The world on the outside was tougher than I imagined. I felt allergic to fresh air, and my feet hurt from wearing shoes again. I didn't know how long I was going to live, so I did everything as fast as I could.
I had an enormous responsibility not just to survive but to become a good man because I had all of my family's hopes on my shoulders because they walked around outside without the shield that I carried knowing I hadn't done anything.
I was 20 when I was sentenced to death. My life had been on a one-way path to self-destruction for years. I don't remember too much about my early life, but I think I had a happy childhood, growing up in Philadelphia in a loving family with five siblings.
I didn't mind the 23 hours a day solitary confinement for the majority of the time, because after the first few years in prison, when I stopped being angry and started to like myself and understand myself, it was OK. I still enjoy my own company sometimes.
There were several appeals, but I ruined it all by escaping after three years inside.

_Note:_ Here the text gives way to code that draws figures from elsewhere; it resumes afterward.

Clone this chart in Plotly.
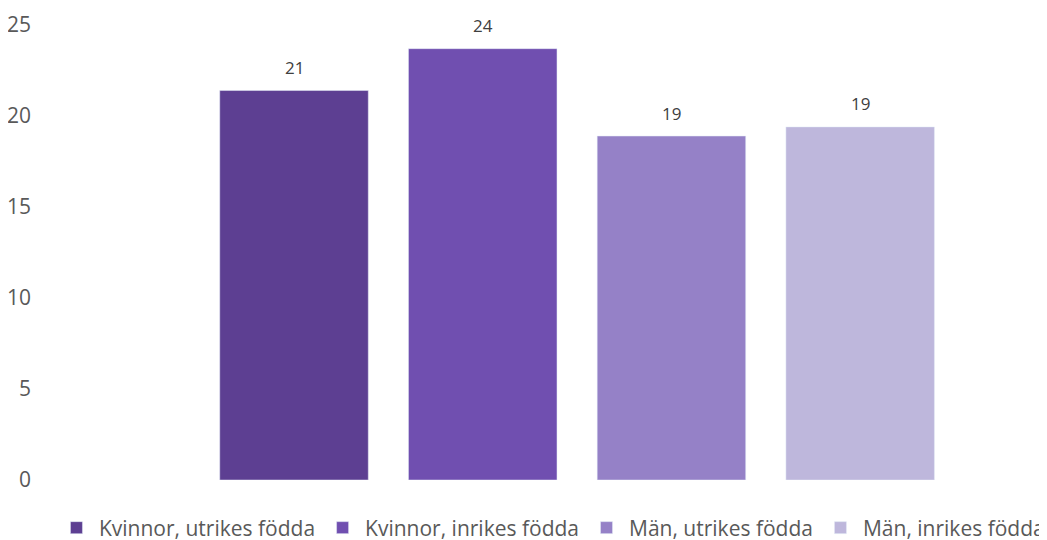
import plotly.graph_objects as go

# andel (%) per grupp
grupper = ['Kvinnor, utrikes födda', 'Kvinnor, inrikes födda', 'Män, utrikes födda', 'Män, inrikes födda']
varden = [21.4, 23.7, 18.9, 19.4]
farger = ['#5d3f92', '#704fb0', '#9581c7', '#beb7dc']

fig = go.Figure()
for namn, v, c in zip(grupper, varden, farger):
    fig.add_trace(go.Bar(name=namn, x=[namn], y=[v], marker_color=c))
    # värdeetikett ovanför stapeln
    fig.add_annotation(x=namn, y=v, text=f'{v:.0f}', showarrow=False,
                       yanchor='middle', yshift=23,
                       font=dict(size=17, color='#404040'))

fig.update_layout(
    width=1047, height=540,
    margin=dict(l=32, r=18, t=17, b=68, autoexpand=False),
    paper_bgcolor='white', plot_bgcolor='white',
    font=dict(family='Open Sans', color='#595959', size=21),
    barmode='overlay', bargap=0.213,
    showlegend=True,
    legend=dict(orientation='h', x=0.014, xanchor='left', y=-0.1055, yanchor='middle',
                font=dict(size=21, color='#595959'), itemwidth=35),
    xaxis=dict(range=[-1.346, 3.937], showticklabels=False, showgrid=False,
               zeroline=False, showline=False),
    yaxis=dict(range=[0, 25], tickvals=[0, 5, 10, 15, 20, 25], showgrid=False,
               zeroline=False, showline=False, ticks='', ticklabelstandoff=8),
)

fig.write_html('out.html')
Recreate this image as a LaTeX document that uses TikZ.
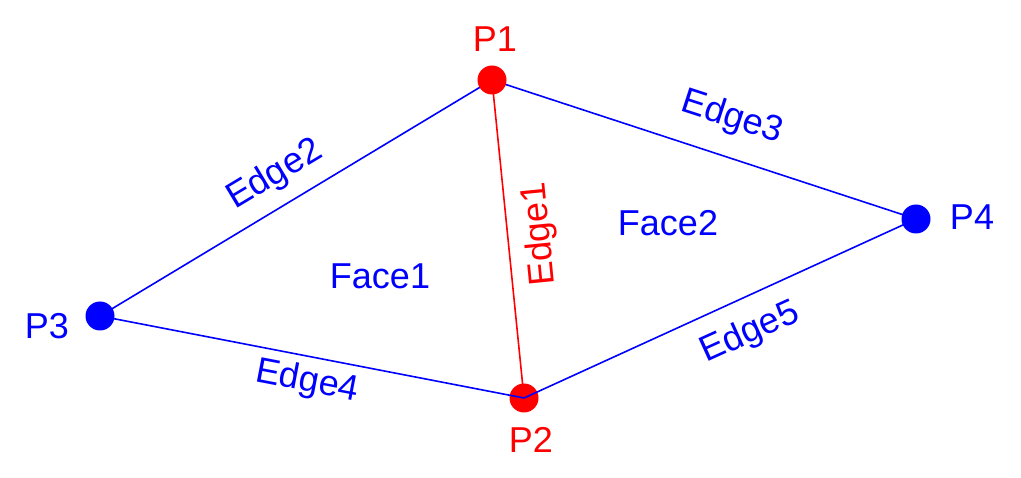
\documentclass[tikz,border=0pt]{standalone}
\usepackage{fontspec}
\setmainfont{Liberation Sans}
\usetikzlibrary{backgrounds}
\definecolor{pblue}{RGB}{0,0,255}
\definecolor{pred}{RGB}{255,0,0}
\begin{document}
\begin{tikzpicture}[x=1pt,y=-1pt,
  dot/.style={circle,inner sep=0pt,minimum size=29pt,fill=#1},
  lbl/.style={text=#1,inner sep=0pt,font=\fontsize{36}{40}\selectfont},
  edgeline/.style={draw=#1,line width=1.6pt}]
\useasboundingbox (0,0) rectangle (1021,478);
\node[dot=pred]  (p2) at (524,398) {};
\node[dot=pred]  (p1) at (492,80) {};
\node[dot=pblue] (p3) at (100,316) {};
\node[dot=pblue] (p4) at (916,219) {};
\begin{scope}[on background layer]
  \draw[edgeline=pblue] (p3.center) -- (p1.center);
  \draw[edgeline=pblue] (p1.center) -- (p4.center);
  \draw[edgeline=pred]  (p1.center) -- (p2.center);
\end{scope}
\draw[edgeline=pblue] (p3.center) -- (p2.center);
\draw[edgeline=pblue] (p2.center) -- (p4.center);
\node[lbl=pred]  (t1) at (495,39) {P1};
\node[lbl=pred]  (t2) at (531,440) {P2};
\node[lbl=pblue] (t3) at (47,326) {P3};
\node[lbl=pblue] (t4) at (972,217) {P4};
\node[lbl=pred,rotate=95.6]  (e1) at (540,234) {Edge1};
\node[lbl=pblue,rotate=31]   (e2) at (275,175) {Edge2};
\node[lbl=pblue,rotate=-18]  (e3) at (732,118) {Edge3};
\node[lbl=pblue,rotate=-10.8] (e4) at (307,382) {Edge4};
\node[lbl=pblue,rotate=24.4] (e5) at (750,333) {Edge5};
\node[lbl=pblue] (f1) at (380,276) {Face1};
\node[lbl=pblue] (f2) at (668,223) {Face2};
\end{tikzpicture}
\end{document}
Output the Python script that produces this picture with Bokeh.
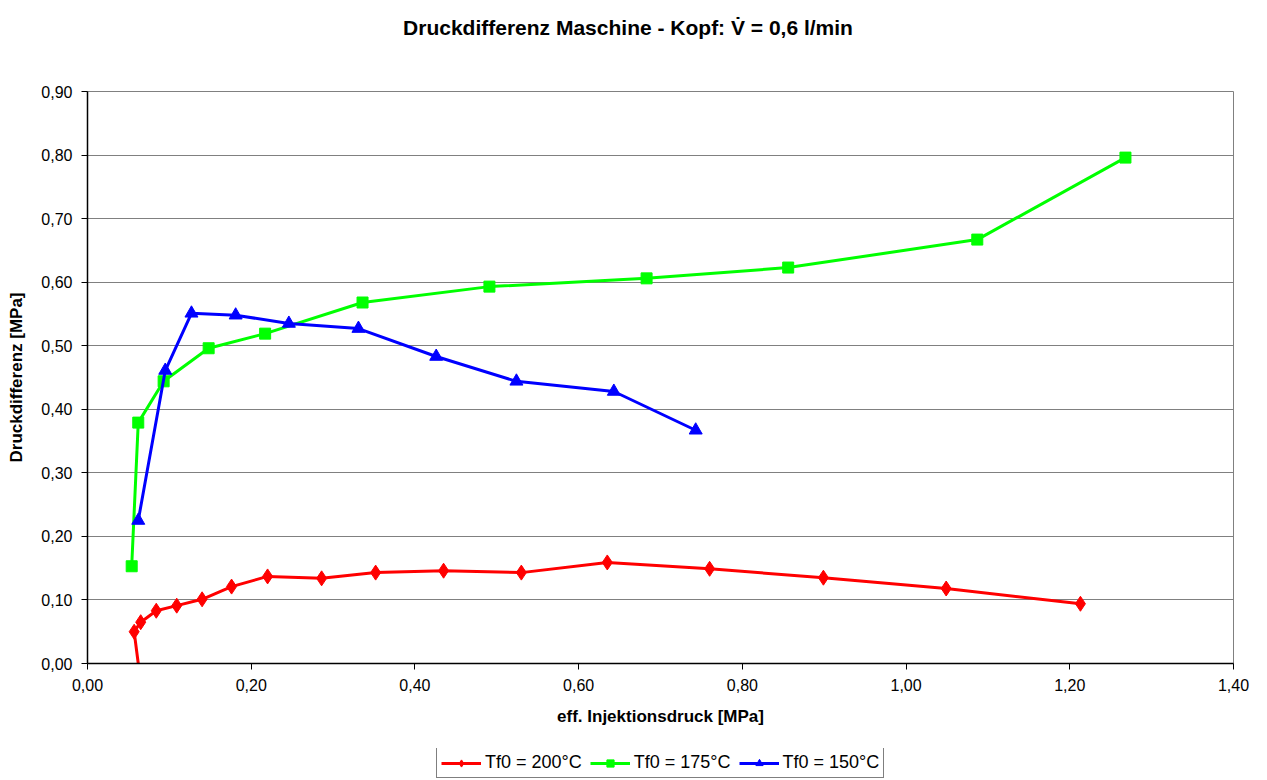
from bokeh.plotting import figure
from bokeh.models import Range1d, FixedTicker, CustomJSTickFormatter, Legend, LegendItem, Div
from bokeh.layouts import column
from bokeh.embed import file_html
from bokeh.resources import INLINE

# Data
red_x = [0.062, 0.057, 0.065, 0.084, 0.109, 0.140, 0.176, 0.220, 0.286, 0.352, 0.435, 0.530, 0.635, 0.760, 0.899, 1.049, 1.213]
red_y = [0.000, 0.050, 0.065, 0.083, 0.091, 0.101, 0.121, 0.137, 0.134, 0.143, 0.146, 0.143, 0.159, 0.149, 0.135, 0.118, 0.094]

green_x = [0.054, 0.062, 0.093, 0.148, 0.217, 0.336, 0.491, 0.683, 0.856, 1.087, 1.268]
green_y = [0.153, 0.379, 0.444, 0.496, 0.519, 0.568, 0.593, 0.606, 0.623, 0.667, 0.796]

blue_x = [0.062, 0.095, 0.127, 0.181, 0.246, 0.331, 0.426, 0.524, 0.643, 0.743]
blue_y = [0.225, 0.461, 0.551, 0.548, 0.535, 0.527, 0.483, 0.444, 0.428, 0.367]

x_ticks = [0.0, 0.2, 0.4, 0.6, 0.8, 1.0, 1.2, 1.4]
y_ticks = [0.0, 0.1, 0.2, 0.3, 0.4, 0.5, 0.6, 0.7, 0.8, 0.9]

series_labels = ["Tf0 = 200°C", "Tf0 = 175°C", "Tf0 = 150°C"]
title_text = "Druckdifferenz Maschine - Kopf: V\u0307 = 0,6 l/min"

FONT = "Liberation Sans"
RED, GREEN, BLUE = "#FF0000", "#00FF00", "#0000FF"

title_div = Div(text=title_text, width=1256, height=46, margin=0,
                styles={"font-family": FONT, "font-size": "21px", "font-weight": "bold",
                        "text-align": "center", "color": "black", "padding-top": "13px",
                        "box-sizing": "border-box", "width": "1256px"})

p = figure(frame_width=1146, frame_height=572, output_backend="svg", toolbar_location=None,
           x_range=Range1d(0, 1.4), y_range=Range1d(0, 0.9),
           min_border_left=87, min_border_right=26, min_border_top=45, min_border_bottom=85,
           background_fill_color="white", border_fill_color="white", margin=0)
p.title = None

p.outline_line_color = "#808080"
p.outline_line_width = 1

fmt = CustomJSTickFormatter(code="return tick.toFixed(2).replace('.', ',');")

for ax, ticks in ((p.xaxis[0], x_ticks), (p.yaxis[0], y_ticks)):
    ax.ticker = FixedTicker(ticks=ticks)
    ax.formatter = fmt
    ax.major_label_text_font = FONT
    ax.major_label_text_font_size = "16px"
    ax.major_label_text_color = "black"
    ax.axis_line_color = "black"
    ax.axis_line_width = 1.5
    ax.major_tick_line_color = "black"
    ax.major_tick_out = 6
    ax.major_tick_in = 0
    ax.minor_tick_line_color = None
    ax.axis_label_text_font = FONT
    ax.axis_label_text_font_size = "17px"
    ax.axis_label_text_font_style = "bold"
    ax.axis_label_text_color = "black"

p.xaxis.axis_label = "eff. Injektionsdruck [MPa]"
p.yaxis.axis_label = "Druckdifferenz [MPa]"
p.xaxis.major_label_standoff = 9
p.yaxis.major_label_standoff = 9
p.xaxis.axis_label_standoff = 13
p.yaxis.axis_label_standoff = 12

p.xgrid.grid_line_color = None
p.ygrid.grid_line_color = "#808080"
p.ygrid.grid_line_width = 1

mx = [x for x, y in zip(red_x, red_y) if y > 0]
my = [y for y in red_y if y > 0]

def draw(fig):
    out = []
    a = fig.line(red_x, red_y, color=RED, line_width=3)
    b = fig.scatter(mx, my, marker="diamond", size=15, color=RED)
    out.append([a, b])
    a = fig.line(green_x, green_y, color=GREEN, line_width=3)
    b = fig.scatter(green_x, green_y, marker="square", size=11, color=GREEN)
    out.append([a, b])
    a = fig.line(blue_x, blue_y, color=BLUE, line_width=3)
    b = fig.scatter(blue_x, blue_y, marker="triangle", size=13, color=BLUE)
    out.append([a, b])
    return out

draw(p)

# Separate strip holding the legend below the chart (series drawn off-range there)
lg = figure(width=1259, height=32, output_backend="svg", toolbar_location=None,
            x_range=Range1d(10, 11), y_range=Range1d(10, 11),
            min_border_left=0, min_border_right=0, min_border_top=0, min_border_bottom=0,
            margin=0, background_fill_color="white", border_fill_color="white")
lg.title = None
lg.axis.visible = False
lg.grid.visible = False
lg.outline_line_color = None
rends = draw(lg)
items = [LegendItem(label=lbl, renderers=r) for lbl, r in zip(series_labels, rends)]
legend = Legend(items=items, orientation="horizontal", location=(349, 2),
                label_text_font=FONT, label_text_font_size="18px", label_text_color="black",
                border_line_color="black", border_line_width=1,
                glyph_width=40, glyph_height=18, label_standoff=4, spacing=8,
                padding=4, margin=0, label_height=18, background_fill_color="white")
lg.add_layout(legend, "center")

layout = column(title_div, p, lg, spacing=0)
open("out.html", "w").write(file_html(layout, INLINE))
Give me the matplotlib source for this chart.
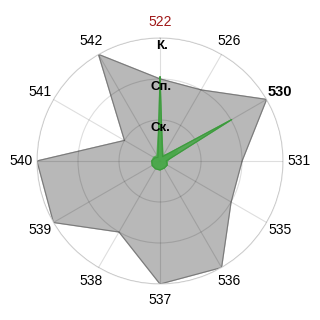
import numpy as np
import matplotlib
matplotlib.use("Agg")
import matplotlib.pyplot as plt

plt.rcParams["font.family"] = ["Liberation Sans", "DejaVu Sans"]

# categories clockwise from the top
labels = ["522", "526", "530", "531", "535", "536", "537", "538", "539", "540", "541", "542"]
gray_vals = [2.0, 2.0, 3.0, 2.0, 2.0, 3.0, 3.0, 2.0, 3.0, 3.0, 1.0, 3.0]
green_vals = [2.05, 0.12, 2.02, 0.15, 0.2, 0.2, 0.22, 0.22, 0.22, 0.2, 0.15, 0.1]
green_mid = [1.3, 0.15, 0.5, 0.18, 0.2, 0.2, 0.2, 0.2, 0.2, 0.2, 0.18, 0.15]
level_names = ["Ск.", "Сп.", "К."]
level_pos = [0.8, 1.8, 2.8]

n = len(labels)
theta = np.arange(n) * 2 * np.pi / n
theta_c = np.append(theta, theta[0])

def closed(v):
    return np.append(v, v[0])

fig = plt.figure(figsize=(3.2, 3.2), dpi=100)
ax = fig.add_axes([0.1156, 0.1125, 0.769, 0.769], projection="polar")
ax.set_theta_zero_location("N")
ax.set_theta_direction(-1)
ax.set_ylim(0, 3)

##### polygons ##########
ax.fill(theta_c, closed(gray_vals), color="#b8b8b8", zorder=1)
ax.plot(theta_c, closed(gray_vals), color="#7a7a7a", lw=0.8, zorder=2)
ax.fill(theta_c, closed(green_mid), color="#4aa84a", alpha=0.8, zorder=3)
ax.fill(theta_c, closed(green_vals), color="#4aa84a", alpha=0.85, zorder=3)
ax.plot(theta_c, closed(green_vals), color="#3d9a3d", lw=0.8, zorder=4)

##### grid #########
ax.set_xticks(theta)
ax.set_xticklabels([])
ax.set_yticks([1, 2, 3])
ax.set_yticklabels([])
ax.grid(True, color="black", alpha=0.13, lw=0.8, zorder=5)
ax.set_axisbelow(False)
ax.spines["polar"].set_color("#dddddd")
ax.spines["polar"].set_linewidth(0.8)

##### category labels ##########
for t, lab in zip(theta, labels):
    color = "#a01818" if lab == "522" else "black"
    weight = "bold" if lab == "530" else "normal"
    size = 10.5 if lab == "530" else 10
    ax.text(t, 3.38, lab, ha="center", va="center", color=color,
            fontsize=size, fontweight=weight)

for pos, name in zip(level_pos, level_names):
    ax.text(0.02, pos, name, ha="center", va="center", fontsize=9.5,
            fontweight="bold", color="black", zorder=6)

fig.savefig("out.png", dpi=100)
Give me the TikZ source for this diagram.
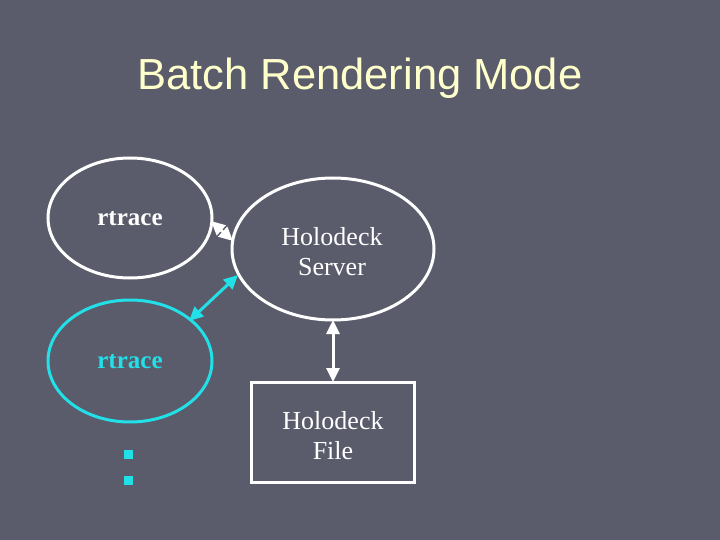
\documentclass[tikz,border=0pt]{standalone}
\usepackage{fontspec}
\setmainfont{Liberation Serif}
\newfontfamily\titlefont{Liberation Sans}
\usetikzlibrary{arrows.meta}
\definecolor{bg}{HTML}{5A5C6B}
\definecolor{titlecol}{HTML}{FFFFCC}
\definecolor{cyanc}{HTML}{22E0E8}
\tikzset{
  ell/.style={draw=white, line width=3pt},
  cell/.style={draw=cyanc, line width=3pt},
  tipx/.style={{Triangle[length=14pt,width=13pt]}-{Triangle[length=14pt,width=13pt]}},
  wlink/.style={draw=white, line width=3pt, tipx},
  clink/.style={draw=cyanc, line width=3pt, tipx},
  lbl/.style={text=white, font=\fontsize{26}{30}\selectfont, align=center},
}
\begin{document}
\begin{tikzpicture}[x=1pt, y=-1pt]
\fill[bg] (0,0) rectangle (720,540);
\useasboundingbox (0,0) rectangle (720,540);
\node[text=titlecol, font=\titlefont\fontsize{43.5}{50}\selectfont] (title) at (360,78) {Batch Rendering Mode};
% shapes
\draw[ell] (130,218) ellipse [x radius=82, y radius=60];
\draw[ell] (333,249) ellipse [x radius=101, y radius=71];
\draw[cell] (130,361) ellipse [x radius=82, y radius=61];
\node[draw=white, line width=3pt, minimum width=163pt, minimum height=100pt] (file) at (332.5,432) {};
% labels
\node[lbl, font=\bfseries\fontsize{25}{29}\selectfont] (r1t) at (130,219) {rtrace};
\node[lbl, text=cyanc, font=\bfseries\fontsize{25}{29}\selectfont] (r2t) at (130,362) {rtrace};
\node[lbl] (srvt) at (332,252) {Holodeck\\Server};
\node[lbl] (filet) at (333,436) {Holodeck\\File};
% connector endpoints
\coordinate (a1) at (211,221);
\coordinate (a2) at (233,241);
\coordinate (c1) at (189,321);
\coordinate (c2) at (238,275);
\coordinate (v1) at (333,320);
\coordinate (v2) at (333,382);
\draw[wlink] (a1) -- (a2);
\draw[clink] (c1) -- (c2);
\draw[wlink] (v1) -- (v2);
% bullets
\fill[cyanc] (124,450) rectangle (133,459);
\fill[cyanc] (124,476) rectangle (133,485);
\end{tikzpicture}
\end{document}
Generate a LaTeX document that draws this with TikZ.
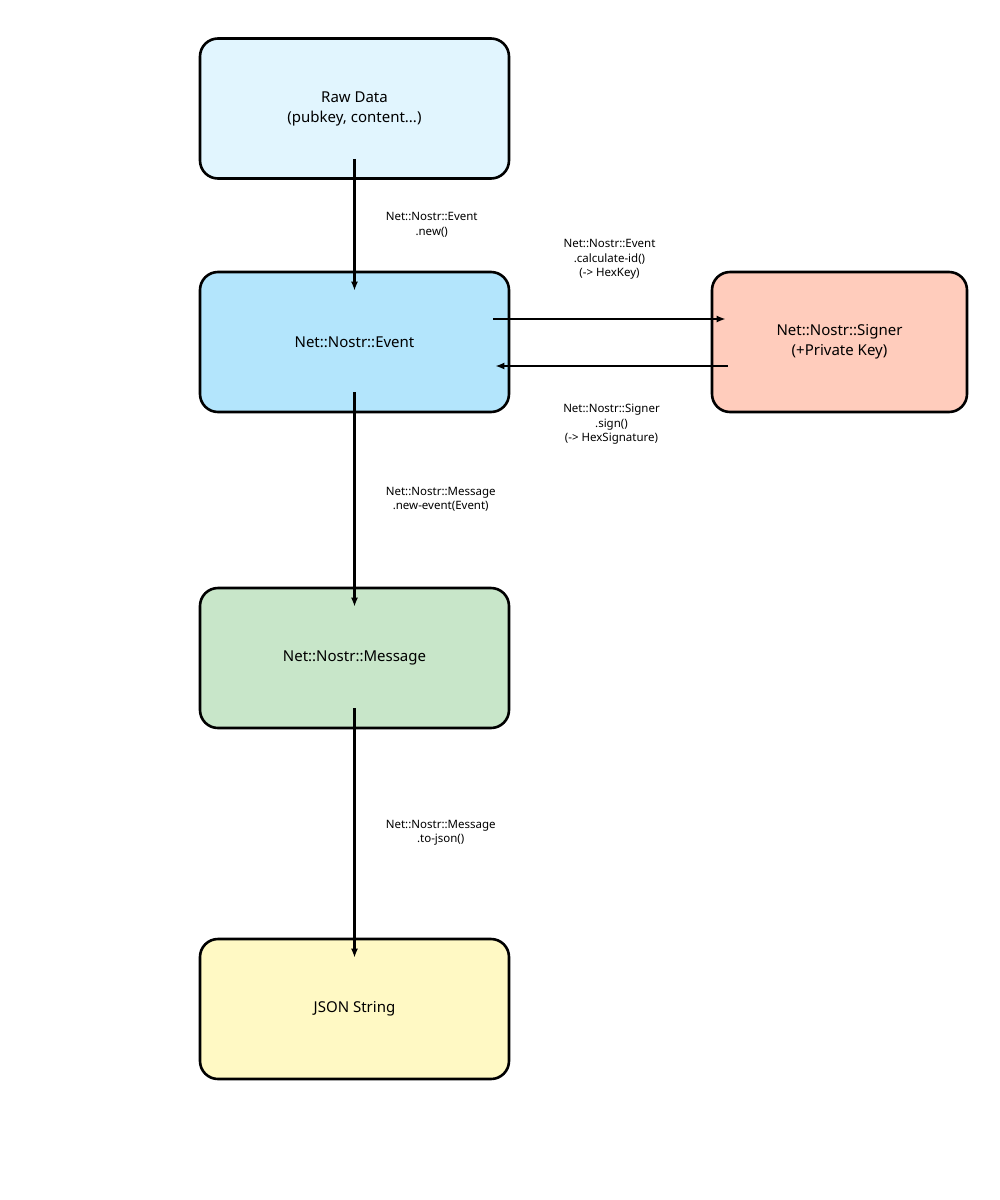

I was being transported to court and we stopped to use the rest room. There were two sheriffs and I managed to get away. I out-ran a helicopter, got on the aeroplane and went to Florida.
There is a man out there who prosecuted me. He's been constantly calling different lawyers, telling them how afraid of me his is. He's afraid I'll come after him now that I'm out, because of all the horrible things he did to me. The furthest thing from my mind I would ever do is waste a day being vindictive.